Following on from our post about the hand made butter here at Rockpool Sydney, we thought it would only be natural to write about the sourdough bread we’re also making in house.
Making your own bread is definitely a labour of love, and worth every effort. Is there anything more satisfying than tearing open a hot bread roll that you just made yourself? I guess smothering it with the butter you also made yourself could the satisfaction level up a notch..
Currently there are 4 types of bread on offer here at Rockpool – 3 of our own; a spelt and honey, a rye, and a buckwheat; with the other superbly baked by Iggy’s Bread of the World in Bronte.

First of all – what is sourdough? Sourdough breads are naturally leavened, meaning that no commercial yeast is added to the dough. Sourdough relies on wild yeasts to make the bread rise, and bacteria (lactobacillus) for the characteristic sour flavour. These wild yeasts live everywhere, especially in flour and grapes – which were used to make our sourdough starter.
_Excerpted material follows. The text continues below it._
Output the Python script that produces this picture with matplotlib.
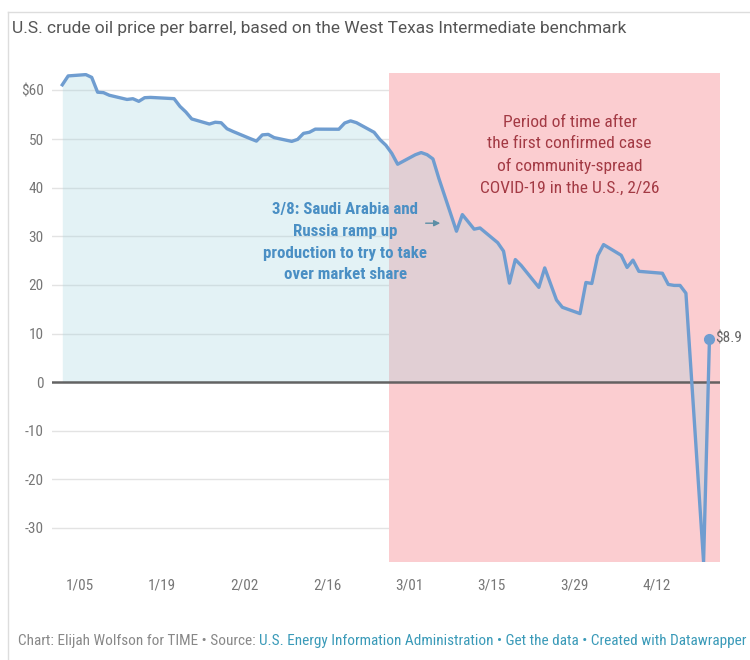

When you mix flour (unbleached organic preferably) with water and leave it at room temperature for a period of time, tiny microorganisms take up residence in this mix. If these microorganisms are given food (flour, water, and grapes in our case) on a regular basis and kept at steady temperature, over time they will gain strength – enough to provide the rise and flavour for bread.
The starter for a sourdough is perpetual – every bread you make contains a proportion of the original starter…. for our Rockpool sourdough, a small amount of the starter set aside each day and fed new flour and water; the remaining starter goes into the breads that we are about to make. Regular feeding of the sourdough is crucial to keeping it strong and active.
The process starts first thing in the morning, before all the other chef’s have arrived. Matt begins by weighing out the sourdough starter, which is affectionately known as downstairs as Mavis…

Unbleached organic flour is added… full of nutrients that are lost when flour is bleached.

Buttermilk (strained off from our own Rockpool Butter for a bit of a lactobacillus boost) is added, as well as Murray River sea salt…

When everything has been added, the mixing starts…

The first stage of mixing is essentially to ensure that all the ingredients are evenly distributed throughout the dough…

The second stage of mixing is a bit more complex. During this stage the gluten is formed and developed – the aim is to end up with a dough that has both elasticity (resists stretching) and extensibility (able to be stretched without tearing). Achieving the correct balance between these two opposing characteristics is crucial to the structure of the finished bread. The physical mixing also incorporates oxygen into the dough, which helps with the gluten development.
So, with a bit of vigorous kneading, the dough transforms from this shaggy mess…


Into this – a smooth, elastic dough. It is then left to rest and prove for a few hours, during which time the dough is folded a few times. Folding is important for two main reasons – firstly to expel some of the built-up carbon dioxide (a yeast by-product) which can impede fermentation (proving), and also to increase the strength of the dough.

After 4 hours or so of proving, the dough is divided and weighed into equal sized portions, an important step to ensure that all the rolls are of equal weight and therefore cook evenly.


The rolls are shaped and placed on a floured cloth, covered with cling wrap and left for the final proving.

After a couple of hours, the rolls have risen to almost their fullest and are transferred to oven trays lined with baking paper. Using a stencil the spelt and honey rolls are floured with the Rockpool ‘R’, while the rye and buckwheat rolls are scored before being loaded into the oven. Scoring is basically creating intentional weak spots in the dough, which allows a controlled expansion when they bake.

Dodgy photo of the rolls in the combi oven - trying to sneak into the kitchen at 10 minutes to 6 on a Friday evening doesn’t allow for well set up photography!
When the rolls are loaded into the oven they are given a good shot of steam (thankfully the combi takes care of that no problem). Steam in the initial stages of baking accomplishes two main things – firstly it contributes to the colour and sheen of the crust by gelatinising the starches on the surface of the bread. Secondly it allows for greater volume of the finished bread – the steam moistens the surface of the dough, preventing the hard crust form forming straight away and therefore allowing greater expansion. After the initial steaming, the bread finishes it’s baking in a dry oven.

Once baked, the rolls are then transferred to racks to cool down before being offered to our guests. Cooling is the final important step in the bread process.. while it’s tempting to tear into a roll straight out of the oven, final flavour and aroma is achieved only when the dough has cooled.. Then you can tear into it!